Records for the exercise>

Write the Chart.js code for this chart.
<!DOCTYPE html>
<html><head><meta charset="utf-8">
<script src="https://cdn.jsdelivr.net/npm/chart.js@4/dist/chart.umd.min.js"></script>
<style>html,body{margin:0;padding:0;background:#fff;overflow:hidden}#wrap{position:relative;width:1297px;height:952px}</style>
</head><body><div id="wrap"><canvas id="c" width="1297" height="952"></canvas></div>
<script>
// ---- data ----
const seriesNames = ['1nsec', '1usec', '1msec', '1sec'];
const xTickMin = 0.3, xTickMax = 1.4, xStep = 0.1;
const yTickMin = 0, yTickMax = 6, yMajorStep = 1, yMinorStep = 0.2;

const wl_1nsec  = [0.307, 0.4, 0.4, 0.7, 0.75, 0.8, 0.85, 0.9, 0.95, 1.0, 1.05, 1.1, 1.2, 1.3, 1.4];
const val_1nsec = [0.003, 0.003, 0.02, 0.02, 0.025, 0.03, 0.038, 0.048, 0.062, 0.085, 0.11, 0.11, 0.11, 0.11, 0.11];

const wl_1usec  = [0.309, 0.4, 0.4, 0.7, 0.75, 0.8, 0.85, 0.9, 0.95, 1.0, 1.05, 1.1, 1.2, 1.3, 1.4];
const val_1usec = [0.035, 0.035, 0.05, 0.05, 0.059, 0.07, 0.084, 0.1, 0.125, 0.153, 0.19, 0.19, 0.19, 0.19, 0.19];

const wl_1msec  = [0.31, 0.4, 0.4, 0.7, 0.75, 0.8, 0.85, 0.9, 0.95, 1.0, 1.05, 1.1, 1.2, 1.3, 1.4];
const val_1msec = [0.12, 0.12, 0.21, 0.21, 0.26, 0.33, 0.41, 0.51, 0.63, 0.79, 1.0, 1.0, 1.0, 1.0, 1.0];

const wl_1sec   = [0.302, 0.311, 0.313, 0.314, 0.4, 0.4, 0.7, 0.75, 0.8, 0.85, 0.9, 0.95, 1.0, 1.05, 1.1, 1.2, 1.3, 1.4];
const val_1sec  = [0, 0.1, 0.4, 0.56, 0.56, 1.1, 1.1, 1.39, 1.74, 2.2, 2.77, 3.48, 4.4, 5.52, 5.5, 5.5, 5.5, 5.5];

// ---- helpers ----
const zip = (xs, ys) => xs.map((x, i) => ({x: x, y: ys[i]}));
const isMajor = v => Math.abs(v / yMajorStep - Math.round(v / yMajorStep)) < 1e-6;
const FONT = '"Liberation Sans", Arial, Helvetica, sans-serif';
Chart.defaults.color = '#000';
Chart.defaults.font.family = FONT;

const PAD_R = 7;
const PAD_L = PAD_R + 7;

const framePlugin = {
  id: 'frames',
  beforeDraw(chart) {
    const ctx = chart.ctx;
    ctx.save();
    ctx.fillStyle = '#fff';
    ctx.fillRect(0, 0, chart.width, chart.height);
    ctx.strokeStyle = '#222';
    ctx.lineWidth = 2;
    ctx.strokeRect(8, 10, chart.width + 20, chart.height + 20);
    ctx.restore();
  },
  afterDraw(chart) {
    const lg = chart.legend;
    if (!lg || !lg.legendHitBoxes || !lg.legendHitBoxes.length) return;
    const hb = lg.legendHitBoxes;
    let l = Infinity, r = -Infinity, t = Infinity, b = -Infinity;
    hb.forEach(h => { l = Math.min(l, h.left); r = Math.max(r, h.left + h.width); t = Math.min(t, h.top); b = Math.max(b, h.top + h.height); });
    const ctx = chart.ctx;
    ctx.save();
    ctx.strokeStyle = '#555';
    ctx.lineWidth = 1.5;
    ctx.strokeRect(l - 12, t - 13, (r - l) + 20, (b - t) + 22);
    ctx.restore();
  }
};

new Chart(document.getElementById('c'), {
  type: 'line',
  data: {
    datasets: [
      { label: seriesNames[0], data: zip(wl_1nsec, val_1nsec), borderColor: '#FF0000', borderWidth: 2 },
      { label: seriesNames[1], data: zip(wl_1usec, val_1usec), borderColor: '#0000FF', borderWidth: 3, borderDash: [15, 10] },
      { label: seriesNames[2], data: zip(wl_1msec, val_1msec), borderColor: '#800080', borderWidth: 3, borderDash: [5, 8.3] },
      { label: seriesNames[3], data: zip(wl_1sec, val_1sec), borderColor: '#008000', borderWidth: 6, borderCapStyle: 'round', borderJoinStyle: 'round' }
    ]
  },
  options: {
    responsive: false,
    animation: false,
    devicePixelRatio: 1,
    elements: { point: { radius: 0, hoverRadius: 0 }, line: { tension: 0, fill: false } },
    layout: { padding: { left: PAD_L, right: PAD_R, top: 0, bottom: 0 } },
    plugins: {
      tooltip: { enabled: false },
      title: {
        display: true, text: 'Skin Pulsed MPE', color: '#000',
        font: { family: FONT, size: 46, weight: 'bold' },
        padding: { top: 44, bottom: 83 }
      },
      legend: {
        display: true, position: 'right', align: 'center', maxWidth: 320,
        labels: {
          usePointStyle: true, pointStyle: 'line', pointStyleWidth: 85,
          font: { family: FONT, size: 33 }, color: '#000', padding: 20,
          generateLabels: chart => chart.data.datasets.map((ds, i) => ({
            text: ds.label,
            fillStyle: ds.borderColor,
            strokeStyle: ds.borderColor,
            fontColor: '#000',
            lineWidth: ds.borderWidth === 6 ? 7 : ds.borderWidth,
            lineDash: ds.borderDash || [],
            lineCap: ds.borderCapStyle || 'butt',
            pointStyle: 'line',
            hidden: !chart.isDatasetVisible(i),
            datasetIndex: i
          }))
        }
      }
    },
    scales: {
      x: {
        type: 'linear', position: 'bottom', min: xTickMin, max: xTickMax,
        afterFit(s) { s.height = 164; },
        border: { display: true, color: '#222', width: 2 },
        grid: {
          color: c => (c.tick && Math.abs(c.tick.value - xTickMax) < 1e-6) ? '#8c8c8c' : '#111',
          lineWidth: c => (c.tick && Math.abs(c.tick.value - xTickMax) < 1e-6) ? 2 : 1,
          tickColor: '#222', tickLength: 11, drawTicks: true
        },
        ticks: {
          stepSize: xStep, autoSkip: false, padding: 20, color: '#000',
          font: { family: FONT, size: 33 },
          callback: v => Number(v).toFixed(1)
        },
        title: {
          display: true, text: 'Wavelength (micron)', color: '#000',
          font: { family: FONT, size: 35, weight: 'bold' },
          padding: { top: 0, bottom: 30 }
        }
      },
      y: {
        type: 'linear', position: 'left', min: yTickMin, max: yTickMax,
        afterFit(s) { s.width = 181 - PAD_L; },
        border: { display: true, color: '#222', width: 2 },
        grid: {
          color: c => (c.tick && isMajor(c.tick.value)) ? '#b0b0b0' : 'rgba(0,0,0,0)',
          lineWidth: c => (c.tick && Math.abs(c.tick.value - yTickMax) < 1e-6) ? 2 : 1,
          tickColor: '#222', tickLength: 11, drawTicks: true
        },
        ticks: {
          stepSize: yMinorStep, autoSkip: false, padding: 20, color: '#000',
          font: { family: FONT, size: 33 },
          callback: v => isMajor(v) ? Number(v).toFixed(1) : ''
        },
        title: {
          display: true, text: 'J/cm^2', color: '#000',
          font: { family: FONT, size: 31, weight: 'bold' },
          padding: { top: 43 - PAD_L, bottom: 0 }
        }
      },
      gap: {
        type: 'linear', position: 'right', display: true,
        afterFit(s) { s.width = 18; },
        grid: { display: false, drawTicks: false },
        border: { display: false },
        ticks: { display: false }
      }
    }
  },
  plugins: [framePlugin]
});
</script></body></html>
---
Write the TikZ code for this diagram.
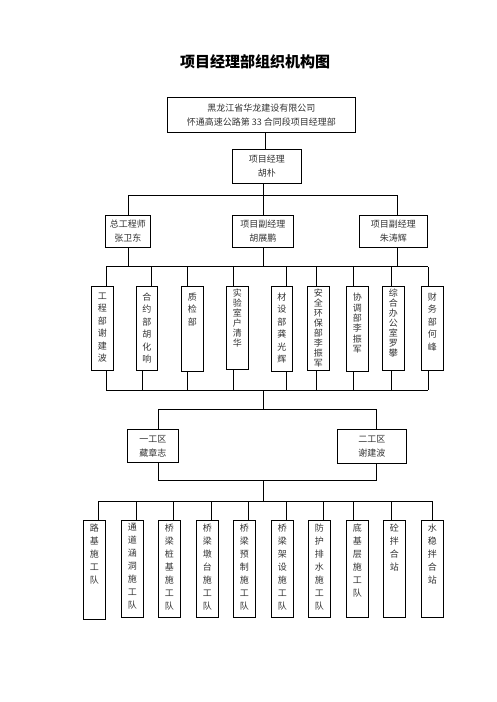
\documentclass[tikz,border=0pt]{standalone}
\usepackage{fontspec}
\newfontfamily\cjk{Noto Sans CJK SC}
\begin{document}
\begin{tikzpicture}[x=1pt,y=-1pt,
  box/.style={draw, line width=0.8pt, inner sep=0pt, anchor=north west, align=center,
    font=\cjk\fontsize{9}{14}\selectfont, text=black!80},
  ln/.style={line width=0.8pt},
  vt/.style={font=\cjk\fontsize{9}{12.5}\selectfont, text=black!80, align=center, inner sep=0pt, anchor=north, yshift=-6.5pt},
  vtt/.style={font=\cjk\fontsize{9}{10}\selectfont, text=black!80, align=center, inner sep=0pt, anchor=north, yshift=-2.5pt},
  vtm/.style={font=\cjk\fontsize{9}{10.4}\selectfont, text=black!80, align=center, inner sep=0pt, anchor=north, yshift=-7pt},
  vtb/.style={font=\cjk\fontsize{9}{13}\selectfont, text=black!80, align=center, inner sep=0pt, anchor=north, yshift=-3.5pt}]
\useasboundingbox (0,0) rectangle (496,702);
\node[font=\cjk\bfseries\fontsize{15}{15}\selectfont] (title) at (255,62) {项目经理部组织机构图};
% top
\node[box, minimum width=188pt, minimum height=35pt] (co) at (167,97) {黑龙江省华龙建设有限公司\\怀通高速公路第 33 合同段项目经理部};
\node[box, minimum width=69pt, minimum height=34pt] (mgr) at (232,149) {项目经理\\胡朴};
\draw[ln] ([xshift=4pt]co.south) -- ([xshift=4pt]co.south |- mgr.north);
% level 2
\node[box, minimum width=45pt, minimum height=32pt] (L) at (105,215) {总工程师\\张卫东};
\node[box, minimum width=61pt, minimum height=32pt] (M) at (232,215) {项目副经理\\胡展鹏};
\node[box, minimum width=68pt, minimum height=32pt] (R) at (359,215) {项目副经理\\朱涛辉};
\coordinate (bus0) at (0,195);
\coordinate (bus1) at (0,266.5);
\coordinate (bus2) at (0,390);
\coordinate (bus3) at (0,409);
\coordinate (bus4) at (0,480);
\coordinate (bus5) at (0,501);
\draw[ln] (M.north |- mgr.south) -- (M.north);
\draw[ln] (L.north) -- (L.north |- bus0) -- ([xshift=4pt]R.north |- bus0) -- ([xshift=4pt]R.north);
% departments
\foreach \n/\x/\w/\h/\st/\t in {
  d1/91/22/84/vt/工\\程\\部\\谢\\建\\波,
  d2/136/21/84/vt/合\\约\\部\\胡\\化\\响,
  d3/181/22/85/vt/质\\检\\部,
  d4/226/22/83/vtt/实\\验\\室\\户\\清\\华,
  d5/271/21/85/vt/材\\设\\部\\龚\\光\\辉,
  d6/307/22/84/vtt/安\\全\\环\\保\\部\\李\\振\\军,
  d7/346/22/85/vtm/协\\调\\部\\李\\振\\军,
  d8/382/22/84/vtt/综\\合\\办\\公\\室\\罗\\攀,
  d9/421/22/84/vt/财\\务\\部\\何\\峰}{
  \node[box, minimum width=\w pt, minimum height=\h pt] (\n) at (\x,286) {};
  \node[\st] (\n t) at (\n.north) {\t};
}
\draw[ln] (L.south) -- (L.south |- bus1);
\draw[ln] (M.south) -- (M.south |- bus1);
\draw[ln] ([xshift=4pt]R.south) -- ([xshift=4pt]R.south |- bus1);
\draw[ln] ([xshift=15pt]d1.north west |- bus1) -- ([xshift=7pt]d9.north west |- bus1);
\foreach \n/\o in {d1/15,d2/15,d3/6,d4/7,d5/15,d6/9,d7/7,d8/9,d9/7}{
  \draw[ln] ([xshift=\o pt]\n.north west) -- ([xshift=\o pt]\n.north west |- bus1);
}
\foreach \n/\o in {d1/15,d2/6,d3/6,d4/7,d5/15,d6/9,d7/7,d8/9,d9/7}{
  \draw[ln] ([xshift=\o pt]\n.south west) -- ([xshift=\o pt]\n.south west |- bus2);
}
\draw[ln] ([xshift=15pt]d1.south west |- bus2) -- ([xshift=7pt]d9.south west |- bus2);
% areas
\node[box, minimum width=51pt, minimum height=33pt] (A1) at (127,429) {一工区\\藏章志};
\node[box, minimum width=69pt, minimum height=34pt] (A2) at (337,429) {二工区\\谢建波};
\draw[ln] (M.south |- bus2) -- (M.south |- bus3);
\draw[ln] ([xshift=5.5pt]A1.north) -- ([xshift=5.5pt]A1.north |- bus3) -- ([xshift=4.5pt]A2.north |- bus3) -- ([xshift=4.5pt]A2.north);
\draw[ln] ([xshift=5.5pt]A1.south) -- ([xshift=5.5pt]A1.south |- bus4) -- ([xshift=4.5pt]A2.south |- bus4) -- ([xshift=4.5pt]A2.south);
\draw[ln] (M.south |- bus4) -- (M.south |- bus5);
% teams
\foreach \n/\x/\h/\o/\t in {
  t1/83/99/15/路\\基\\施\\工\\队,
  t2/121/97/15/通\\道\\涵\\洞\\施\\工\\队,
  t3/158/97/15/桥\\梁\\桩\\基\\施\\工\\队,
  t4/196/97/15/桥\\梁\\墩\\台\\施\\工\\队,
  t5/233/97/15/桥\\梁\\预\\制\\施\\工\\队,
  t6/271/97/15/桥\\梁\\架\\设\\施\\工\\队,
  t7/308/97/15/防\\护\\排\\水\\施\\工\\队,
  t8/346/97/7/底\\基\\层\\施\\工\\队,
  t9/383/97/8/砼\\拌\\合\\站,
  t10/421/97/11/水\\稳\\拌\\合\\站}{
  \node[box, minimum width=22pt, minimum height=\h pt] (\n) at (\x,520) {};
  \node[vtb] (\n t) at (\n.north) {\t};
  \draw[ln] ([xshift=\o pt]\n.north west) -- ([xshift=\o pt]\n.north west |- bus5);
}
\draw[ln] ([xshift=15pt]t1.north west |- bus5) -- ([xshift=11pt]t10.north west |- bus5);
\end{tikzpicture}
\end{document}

What you have to do> Reproduce exactly, and only, the lines from the one that contains "Write the Chart.js code for this chart." down to the one that contains "const yTickMin = 0, yTickMax", both ends included.

Exercise solution>
Write the Chart.js code for this chart.
<!DOCTYPE html>
<html><head><meta charset="utf-8">
<script src="https://cdn.jsdelivr.net/npm/chart.js@4/dist/chart.umd.min.js"></script>
<style>html,body{margin:0;padding:0;background:#fff;overflow:hidden}#wrap{position:relative;width:1297px;height:952px}</style>
</head><body><div id="wrap"><canvas id="c" width="1297" height="952"></canvas></div>
<script>
// ---- data ----
const seriesNames = ['1nsec', '1usec', '1msec', '1sec'];
const xTickMin = 0.3, xTickMax = 1.4, xStep = 0.1;
const yTickMin = 0, yTickMax = 6, yMajorStep = 1, yMinorStep = 0.2;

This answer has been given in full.